● STATED TASK
All of the records below must be output exactly, with no pictures carried over.

::::::::

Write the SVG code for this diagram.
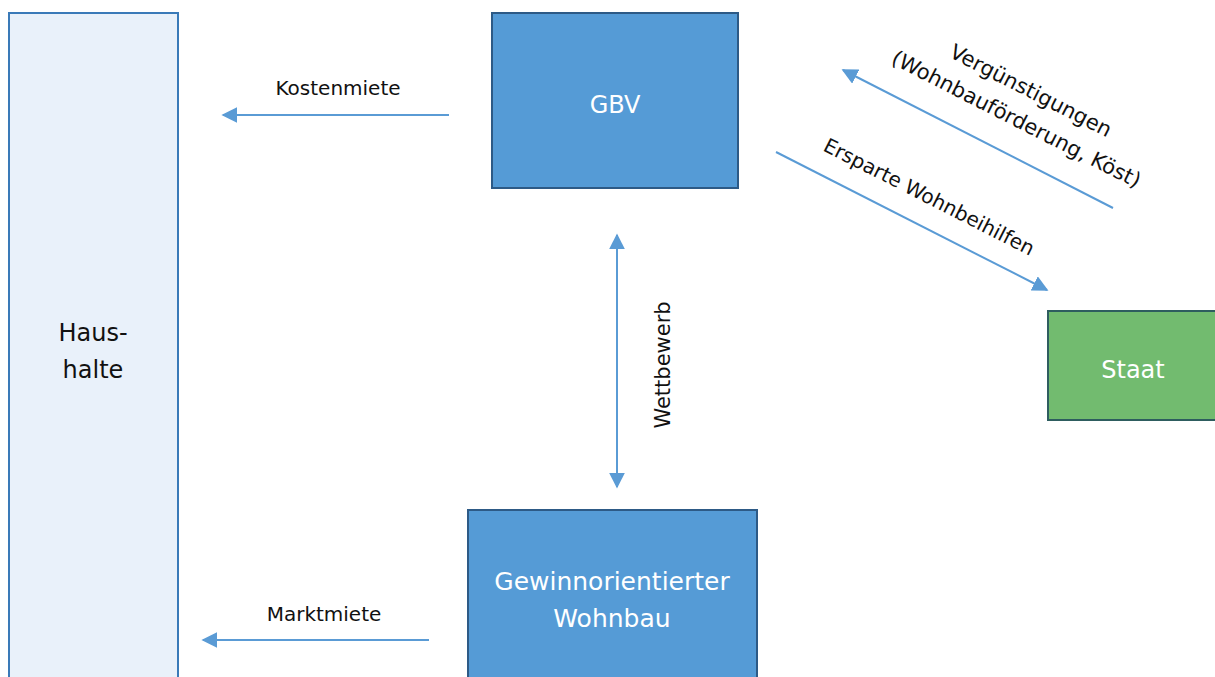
<svg xmlns="http://www.w3.org/2000/svg" width="1215" height="677" viewBox="0 0 1215 677">
<style>
.lbl{font-family:"DejaVu Sans","Liberation Sans",sans-serif;fill:#111;}
.node{font-family:"DejaVu Sans","Liberation Sans",sans-serif;font-size:24px;text-anchor:middle;}
.conn{stroke:#5a9bd5;stroke-width:2;fill:none;}
</style>
<defs>
<marker id="ah2" viewBox="0 0 10 10" refX="9" refY="5" markerWidth="16" markerHeight="16" markerUnits="userSpaceOnUse" orient="auto-start-reverse">
<path d="M0,0 L10,5 L0,10 z" fill="#5a9bd5"/>
</marker>
</defs>
<rect width="1215" height="677" fill="#ffffff"/>
<g id="haushalte">
<rect x="9" y="13" width="169" height="680" fill="#e9f1fa" stroke="#3a7ab8" stroke-width="2"/>
<text class="node" x="93" y="341" fill="#111">Haus-</text>
<text class="node" x="93" y="378" fill="#111">halte</text>
</g>
<g id="gbv">
<rect x="492" y="13" width="246" height="175" fill="#559bd6" stroke="#2d5a86" stroke-width="2"/>
<text class="node" x="615" y="113" fill="#ffffff" font-size="25">GBV</text>
</g>
<g id="gewinn">
<rect x="468" y="510" width="289" height="180" fill="#559bd6" stroke="#2d5a86" stroke-width="2"/>
<text class="node" x="612" y="590" fill="#ffffff" style="font-size:25px">Gewinnorientierter</text>
<text class="node" x="612" y="627" fill="#ffffff" style="font-size:25px">Wohnbau</text>
</g>
<g id="staat">
<rect x="1048" y="311" width="180" height="109" fill="#72bb6f" stroke="#2e5d5f" stroke-width="2"/>
<text class="node" x="1133" y="378" fill="#ffffff">Staat</text>
</g>
<g id="connectors">
<line class="conn" x1="449" y1="115" x2="223" y2="115" marker-end="url(#ah2)"/>
<line class="conn" x1="429" y1="640" x2="203" y2="640" marker-end="url(#ah2)"/>
<line class="conn" x1="617" y1="235" x2="617" y2="487" marker-start="url(#ah2)" marker-end="url(#ah2)"/>
<line class="conn" x1="1113" y1="208" x2="843" y2="70" marker-end="url(#ah2)"/>
<line class="conn" x1="776" y1="152" x2="1047" y2="290" marker-end="url(#ah2)"/>
<text class="lbl" x="338" y="95" font-size="20" text-anchor="middle">Kostenmiete</text>
<text class="lbl" x="324" y="621" font-size="20" text-anchor="middle">Marktmiete</text>
<text class="lbl" x="0" y="0" font-size="21" text-anchor="middle" transform="translate(670,365) rotate(-90)">Wettbewerb</text>
<g transform="translate(1019,114) rotate(27)">
<text class="lbl" x="0" y="-19" font-size="21" text-anchor="middle">Vergünstigungen</text>
<text class="lbl" x="0" y="13" font-size="21" text-anchor="middle">(Wohnbauförderung, Köst)</text>
</g>
<text class="lbl" x="0" y="0" font-size="20" text-anchor="middle" transform="translate(926,203) rotate(27)">Ersparte Wohnbeihilfen</text>
</g>
</svg>
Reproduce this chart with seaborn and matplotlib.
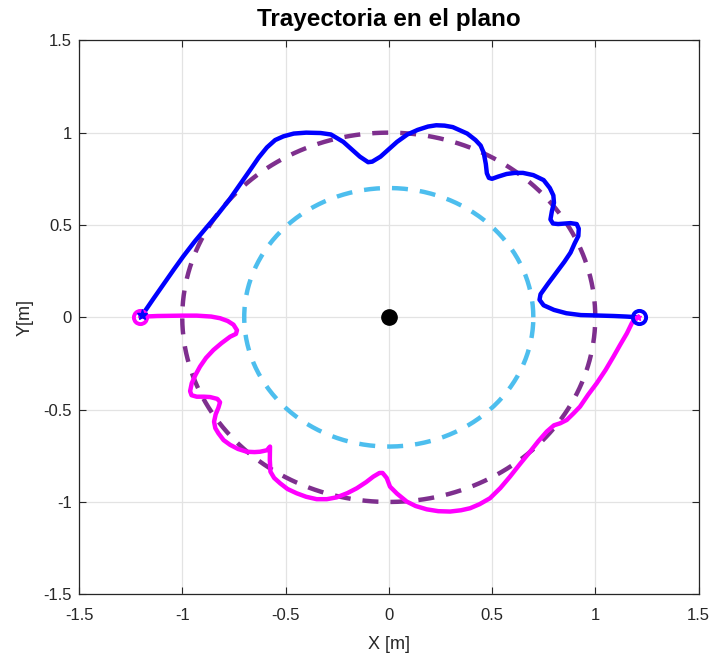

::::::::

● SOLUTION
Write the SVG code for this diagram.
<svg xmlns="http://www.w3.org/2000/svg" width="1215" height="677" viewBox="0 0 1215 677">
<style>
.lbl{font-family:"DejaVu Sans","Liberation Sans",sans-serif;fill:#111;}
.node{font-family:"DejaVu Sans","Liberation Sans",sans-serif;font-size:24px;text-anchor:middle;}
.conn{stroke:#5a9bd5;stroke-width:2;fill:none;}
</style>
<defs>
<marker id="ah2" viewBox="0 0 10 10" refX="9" refY="5" markerWidth="16" markerHeight="16" markerUnits="userSpaceOnUse" orient="auto-start-reverse">
<path d="M0,0 L10,5 L0,10 z" fill="#5a9bd5"/>
</marker>
</defs>
<rect width="1215" height="677" fill="#ffffff"/>
<g id="haushalte">
<rect x="9" y="13" width="169" height="680" fill="#e9f1fa" stroke="#3a7ab8" stroke-width="2"/>
<text class="node" x="93" y="341" fill="#111">Haus-</text>
<text class="node" x="93" y="378" fill="#111">halte</text>
</g>
<g id="gbv">
<rect x="492" y="13" width="246" height="175" fill="#559bd6" stroke="#2d5a86" stroke-width="2"/>
<text class="node" x="615" y="113" fill="#ffffff" font-size="25">GBV</text>
</g>
<g id="gewinn">
<rect x="468" y="510" width="289" height="180" fill="#559bd6" stroke="#2d5a86" stroke-width="2"/>
<text class="node" x="612" y="590" fill="#ffffff" style="font-size:25px">Gewinnorientierter</text>
<text class="node" x="612" y="627" fill="#ffffff" style="font-size:25px">Wohnbau</text>
</g>
<g id="staat">
<rect x="1048" y="311" width="180" height="109" fill="#72bb6f" stroke="#2e5d5f" stroke-width="2"/>
<text class="node" x="1133" y="378" fill="#ffffff">Staat</text>
</g>
<g id="connectors">
<line class="conn" x1="449" y1="115" x2="223" y2="115" marker-end="url(#ah2)"/>
<line class="conn" x1="429" y1="640" x2="203" y2="640" marker-end="url(#ah2)"/>
<line class="conn" x1="617" y1="235" x2="617" y2="487" marker-start="url(#ah2)" marker-end="url(#ah2)"/>
<line class="conn" x1="1113" y1="208" x2="843" y2="70" marker-end="url(#ah2)"/>
<line class="conn" x1="776" y1="152" x2="1047" y2="290" marker-end="url(#ah2)"/>
<text class="lbl" x="338" y="95" font-size="20" text-anchor="middle">Kostenmiete</text>
<text class="lbl" x="324" y="621" font-size="20" text-anchor="middle">Marktmiete</text>
<text class="lbl" x="0" y="0" font-size="21" text-anchor="middle" transform="translate(670,365) rotate(-90)">Wettbewerb</text>
<g transform="translate(1019,114) rotate(27)">
<text class="lbl" x="0" y="-19" font-size="21" text-anchor="middle">Vergünstigungen</text>
<text class="lbl" x="0" y="13" font-size="21" text-anchor="middle">(Wohnbauförderung, Köst)</text>
</g>
<text class="lbl" x="0" y="0" font-size="20" text-anchor="middle" transform="translate(926,203) rotate(27)">Ersparte Wohnbeihilfen</text>
</g>
</svg>
Reproduce this chart with seaborn and matplotlib.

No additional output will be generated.